Our tour also included a half-day trek to a village, which was one of the more challenging hikes I’ve ever done. Our guide informed us we’d be walking through rice paddies, which sounded lovely. And it WAS gorgeous.
But it was also strenuous. Terraced rice paddies are formed with borders of compacted mud to contain the flooded fields of rice. It was on these dirt dikes that we scrambled through the paddies, balancing on what was sometimes only a 5-inch wide band of earth. Slipping meant falling into a soupy rice field on either side of us with mud up to our knees.
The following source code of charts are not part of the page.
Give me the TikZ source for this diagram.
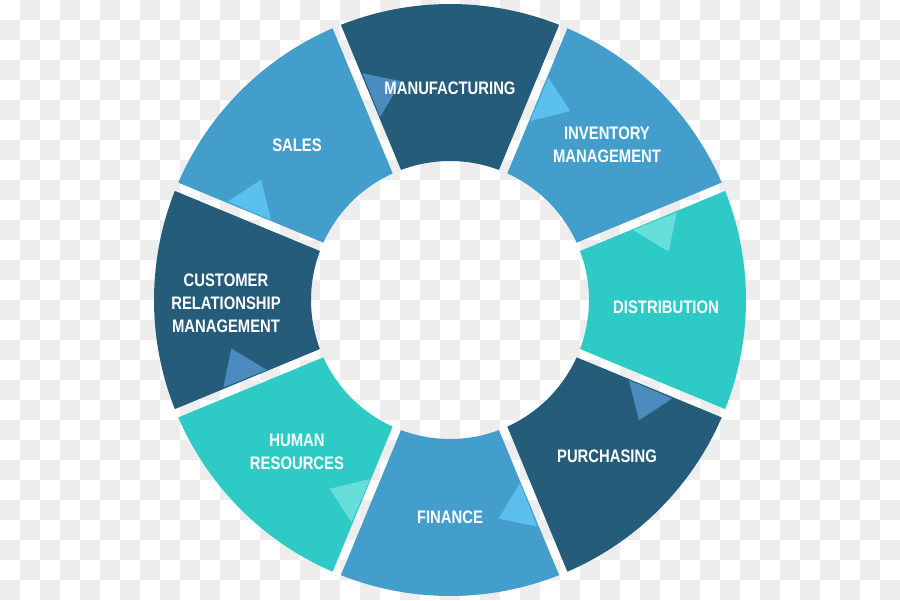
\documentclass[tikz,border=0pt]{standalone}
\usepackage{fontspec}
\setmainfont[FakeStretch=0.82]{Liberation Sans}
\definecolor{segdark}{HTML}{245C7A}
\definecolor{segblue}{HTML}{439ECC}
\definecolor{segteal}{HTML}{2ECAC6}
\definecolor{tipdark}{HTML}{4C8BBE}
\definecolor{tipblue}{HTML}{5BC0EE}
\definecolor{tipteal}{HTML}{67DEDA}
\definecolor{checkgray}{HTML}{EDEDED}
\tikzset{
  seglabel/.style={text=white, font=\bfseries\fontsize{10.3}{13.2}\selectfont, align=center, inner sep=0pt},
}
\begin{document}
\begin{tikzpicture}[x=0.02cm,y=0.02cm]
  \useasboundingbox (-450,-300) rectangle (450,300);
  % checkered background
  \fill[white] (-450,-300) rectangle (450,300);
  \foreach \i in {0,...,44}{
    \foreach \j in {0,...,29}{
      \pgfmathtruncatemacro\odd{mod(\i+\j,2)}
      \ifnum\odd=1 \fill[checkgray] (20*\i-450,280-20*\j) rectangle ++(20,20); \fi
    }
  }
  % ring segments, each with its small tip
  \foreach \a/\c/\t in {90/segdark/tipdark, 45/segblue/tipblue, 0/segteal/tipteal,
      -45/segdark/tipdark, -90/segblue/tipblue, -135/segteal/tipteal,
      180/segdark/tipdark, 135/segblue/tipblue}{
    \pgfmathsetmacro\oa{\a-22.5+0.87}
    \pgfmathsetmacro\ob{\a+22.5-0.87}
    \pgfmathsetmacro\ia{\a-22.5+1.86}
    \pgfmathsetmacro\ib{\a+22.5-1.86}
    \fill[\c] (\oa:296) arc[start angle=\oa, end angle=\ob, radius=296]
      -- (\ib:139) arc[start angle=\ib, end angle=\ia, radius=139] -- cycle;
    \pgfmathsetmacro\ta{\a+22.5-1.6}
    \pgfmathsetmacro\tb{\a+22.5-1.4}
    \pgfmathsetmacro\tc{\a+12.5}
    \fill[\t] (\ta:196) -- (\tb:243) -- (\tc:224) -- cycle;
  }
  % labels
  \node[seglabel] (manuf) at (0,212) {MANUFACTURING};
  \node[seglabel] (inventory) at (157,155) {INVENTORY\\MANAGEMENT};
  \node[seglabel] (distrib) at (216,-7) {DISTRIBUTION};
  \node[seglabel] (purchase) at (157,-156) {PURCHASING};
  \node[seglabel] (finance) at (0,-217) {FINANCE};
  \node[seglabel] (hr) at (-153,-152) {HUMAN\\RESOURCES};
  \node[seglabel] (crm) at (-224,-3) {CUSTOMER\\RELATIONSHIP\\MANAGEMENT};
  \node[seglabel] (sales) at (-153,155) {SALES};
\end{tikzpicture}
\end{document}
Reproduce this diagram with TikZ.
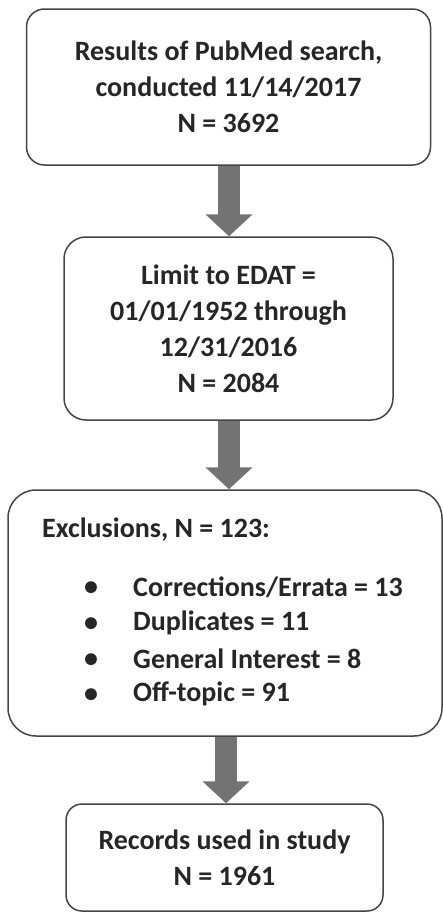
\documentclass[tikz,border=0pt]{standalone}
\usepackage{fontspec}
\setmainfont{Carlito}
\usetikzlibrary{arrows.meta,calc}
\definecolor{boxline}{HTML}{454545}
\definecolor{arrowgray}{HTML}{737373}
\definecolor{txt}{HTML}{262626}
\tikzset{
  box/.style={draw=boxline, line width=1.5pt, fill=white, text=txt, align=center,
    font=\bfseries\fontsize{28}{36}\selectfont},
  txtnode/.style={text=txt, inner sep=0pt, anchor=west, font=\bfseries\fontsize{28}{36}\selectfont},
  blockarrow/.style={draw=arrowgray, line width=22pt,
    -{Triangle[width=46pt,length=22pt]}, arrowgray}
}
\begin{document}
\begin{tikzpicture}[x=1pt,y=-1pt]
\useasboundingbox (0,0) rectangle (443,913);
\node[box, minimum width=404pt, minimum height=156pt, rounded corners=18pt] (b1) at (228.5,87)
  {Results of PubMed search,\\conducted 11/14/2017\\N = 3692};
\node[box, minimum width=329pt, minimum height=183pt, rounded corners=22pt] (b2) at (228.5,328.5)
  {Limit to EDAT =\\01/01/1952 through\\12/31/2016\\N = 2084};
\node[box, minimum width=434pt, minimum height=246pt, rounded corners=28pt] (b3) at (225,613) {};
\node[box, minimum width=317pt, minimum height=107pt, rounded corners=16pt] (b4) at (224.5,857.5)
  {Records used in study\\N = 1961};
\node[txtnode] (t3) at (42,530) {Exclusions, N = 123:};
\node[txtnode] (l1b) at (84,589) {\textbullet};
\node[txtnode] (l1) at (133,587) {Corrections/Errata = 13};
\node[txtnode] (l2b) at (84,625) {\textbullet};
\node[txtnode] (l2) at (133,623) {Duplicates = 11};
\node[txtnode] (l3b) at (84,661) {\textbullet};
\node[txtnode] (l3) at (133,659) {General Interest = 8};
\node[txtnode] (l4b) at (84,696) {\textbullet};
\node[txtnode] (l4) at (133,694) {Off-topic = 91};
\draw[blockarrow] ([xshift=0.5pt]b1.south) -- ([xshift=0.5pt]b1.south |- b2.north);
\draw[blockarrow] ([xshift=0.5pt]b2.south) -- ([xshift=0.5pt]b2.south |- b3.north);
\draw[blockarrow] ([xshift=1pt]b3.south) -- ([xshift=1pt]b3.south |- b4.north);
\end{tikzpicture}
\end{document}
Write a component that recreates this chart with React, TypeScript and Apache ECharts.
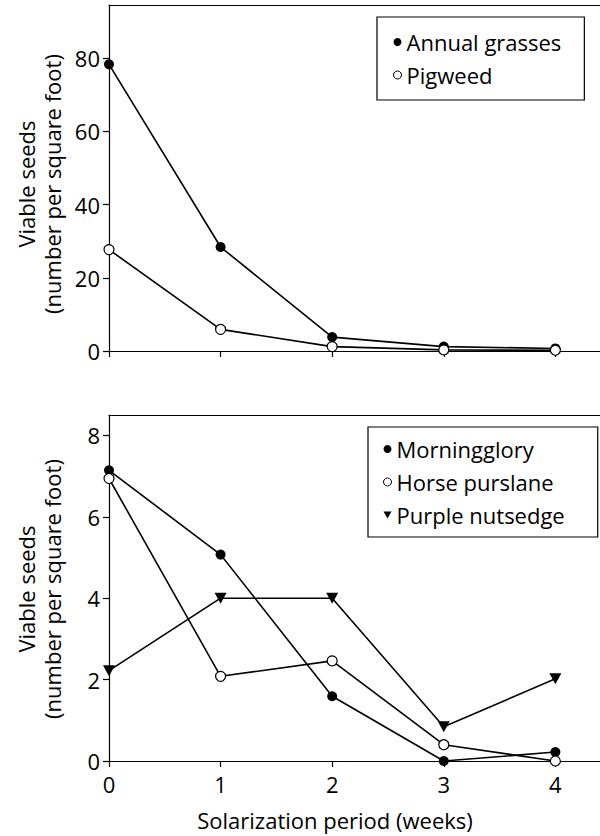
import React, { useEffect, useRef } from "react";
import * as echarts from "echarts";

const weeks = [0, 1, 2, 3, 4];
const xTicks = [0, 1, 2, 3, 4];

const annualGrasses = [78.3, 28.4, 3.8, 1.2, 0.7];
const pigweed = [27.7, 5.9, 1.2, 0.3, 0.2];
const topYTicks = [0, 20, 40, 60, 80];

const morningglory = [7.14, 5.07, 1.59, 0.0, 0.22];
const horsePurslane = [6.94, 2.08, 2.46, 0.4, 0.0];
const purpleNutsedge = [2.22, 4.0, 4.0, 0.84, 2.02];
const bottomYTicks = [0, 2, 4, 6, 8];

const FONT = "Open Sans";
const FS = 22;
const BLACK = "#000";
const DOWN_TRI = "path://M0,0L10,0L5,9Z";

const pairs = (ys: number[]) => weeks.map((x, i) => [x, ys[i]]);

export default function App() {
  const ref = useRef<HTMLDivElement>(null);
  useEffect(() => {
    if (!ref.current) return;
    const chart = echarts.init(ref.current, undefined, { renderer: "svg" });
    const axisLine = { show: true, lineStyle: { color: BLACK, width: 1.2 } };
    const tick = { show: true, length: 6, lineStyle: { color: BLACK, width: 1.2 } };
    const labelStyle = { color: BLACK, fontSize: FS, fontFamily: FONT };

    const filled = (name: string, data: number[], xi: number, yi: number) => ({
      name,
      type: "line",
      xAxisIndex: xi,
      yAxisIndex: yi,
      data: pairs(data),
      symbol: "circle",
      symbolSize: 10,
      showAllSymbol: true,
      lineStyle: { color: BLACK, width: 1.6 },
      itemStyle: { color: BLACK, borderColor: BLACK, borderWidth: 0 },
    });
    const open = (name: string, data: number[], xi: number, yi: number) => ({
      name,
      type: "line",
      xAxisIndex: xi,
      yAxisIndex: yi,
      data: pairs(data),
      symbol: "circle",
      symbolSize: 10,
      showAllSymbol: true,
      lineStyle: { color: BLACK, width: 1.6 },
      itemStyle: { color: "#fff", borderColor: BLACK, borderWidth: 1.2 },
    });
    const tri = (name: string, data: number[], xi: number, yi: number) => ({
      name,
      type: "line",
      xAxisIndex: xi,
      yAxisIndex: yi,
      data: pairs(data),
      symbol: DOWN_TRI,
      symbolSize: [12, 11],
      showAllSymbol: true,
      lineStyle: { color: BLACK, width: 1.6 },
      itemStyle: { color: BLACK, borderColor: BLACK, borderWidth: 0 },
    });

    const xMain = (gi: number, showLabels: boolean) => ({
      type: "value",
      gridIndex: gi,
      min: 0,
      max: 4.4,
      position: "bottom",
      axisLine,
      axisTick: { ...tick, customValues: xTicks },
      axisLabel: showLabels
        ? { ...labelStyle, margin: 12, customValues: xTicks }
        : { show: false },
      splitLine: { show: false },
    });
    const xTop = (gi: number) => ({
      type: "value",
      gridIndex: gi,
      min: 0,
      max: 4.4,
      position: "top",
      axisLine,
      axisTick: { show: false },
      axisLabel: { show: false },
      splitLine: { show: false },
    });
    const yAx = (gi: number, max: number, ticks: number[]) => ({
      type: "value",
      gridIndex: gi,
      min: 0,
      max,
      axisLine,
      axisTick: { ...tick, customValues: ticks },
      axisLabel: { ...labelStyle, margin: 9, customValues: ticks },
      splitLine: { show: false },
    });

    const legendBase = {
      orient: "vertical",
      backgroundColor: "#fff",
      borderColor: BLACK,
      borderWidth: 1.2,
      borderRadius: 0,
      itemWidth: 8,
      itemHeight: 8,
      itemGap: 11,
      itemTextGap: 10,
      textStyle: { color: BLACK, fontSize: FS, fontFamily: FONT },
      selectedMode: false,
    };

    const yTitle = (x: number, y: number) => ({
      type: "text",
      x,
      y,
      rotation: Math.PI / 2,
      style: {
        text: "Viable seeds\n(number per square foot)",
        fontSize: FS,
        fontFamily: FONT,
        fill: BLACK,
        align: "center",
        verticalAlign: "middle",
        lineHeight: 26,
      },
    });

    chart.setOption({
      animation: false,
      grid: [
        { left: 109, top: 5, width: 491, height: 346 },
        { left: 109, top: 415, width: 491, height: 346 },
      ],
      xAxis: [xMain(0, false), xTop(0), xMain(1, true), xTop(1)],
      yAxis: [yAx(0, 94.5, topYTicks), yAx(1, 8.5, bottomYTicks)],
      legend: [
        {
          ...legendBase,
          left: 377,
          top: 17,
          padding: [14, 23, 14, 16],
          data: [
            { name: "Annual grasses", icon: "circle", itemStyle: { color: BLACK, borderWidth: 0 } },
            { name: "Pigweed", icon: "circle", itemStyle: { color: "#fff", borderColor: BLACK, borderWidth: 1 } },
          ],
        },
        {
          ...legendBase,
          left: 368,
          top: 427,
          padding: [11, 33, 11, 15],
          data: [
            { name: "Morningglory", icon: "circle", itemStyle: { color: BLACK, borderWidth: 0 } },
            { name: "Horse purslane", icon: "circle", itemStyle: { color: "#fff", borderColor: BLACK, borderWidth: 1 } },
            { name: "Purple nutsedge", icon: DOWN_TRI, itemStyle: { color: BLACK, borderWidth: 0 } },
          ],
        },
      ],
      graphic: [
        yTitle(39, 184),
        yTitle(39, 589),
        {
          type: "text",
          x: 335,
          y: 820,
          style: {
            text: "Solarization period (weeks)",
            fontSize: FS,
            fontFamily: FONT,
            fill: BLACK,
            align: "center",
            verticalAlign: "middle",
          },
        },
      ],
      series: [
        filled("Annual grasses", annualGrasses, 0, 0),
        open("Pigweed", pigweed, 0, 0),
        filled("Morningglory", morningglory, 2, 1),
        open("Horse purslane", horsePurslane, 2, 1),
        tri("Purple nutsedge", purpleNutsedge, 2, 1),
      ],
    });
    return () => chart.dispose();
  }, []);
  return (
    <div
      ref={ref}
      style={{ position: "absolute", left: 0, top: 0, width: 600, height: 836, background: "#fff" }}
    />
  );
}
We spent several hours slowly making our way up and around the hillside, occasionally climbing over boulders or crossing rivers by strategically hurling ourselves from rock to rock. Our destination: a traditional Torajan house (tongkonan) where we would spend the night. How lucky am I to get to do this type of stuff?
In addition to touring graves, trekking through paddies, and a tongkonan overnight, our tour also included a stop at the weekly livestock market, where villagers from around the area come to display and sell their water buffalo. I love visiting markets, and was especially excited to visit this one because 1) I had never been to a livestock market and 2) I kept thinking back to my beginning Indonesian role play at Cornell. It was fascinating. There were hundreds of water buffalo on show: black ones, brown ones, white-spotted ones, small ones, large ones, and blue-eyed ones. When we came upon a gigantic spotted buffalo, with clear blue eyes and a huge set of horns, I couldn’t resist. I went up to the man tending the prize animal and asked him how much it cost. He told me 250 million rupiah. That’s about $25,000. Wow. And so there I was, not exactly bargaining for a buffalo (because really, what am I going to do with a water buffalo?), but at least inquiring about its price. Who would’ve thought?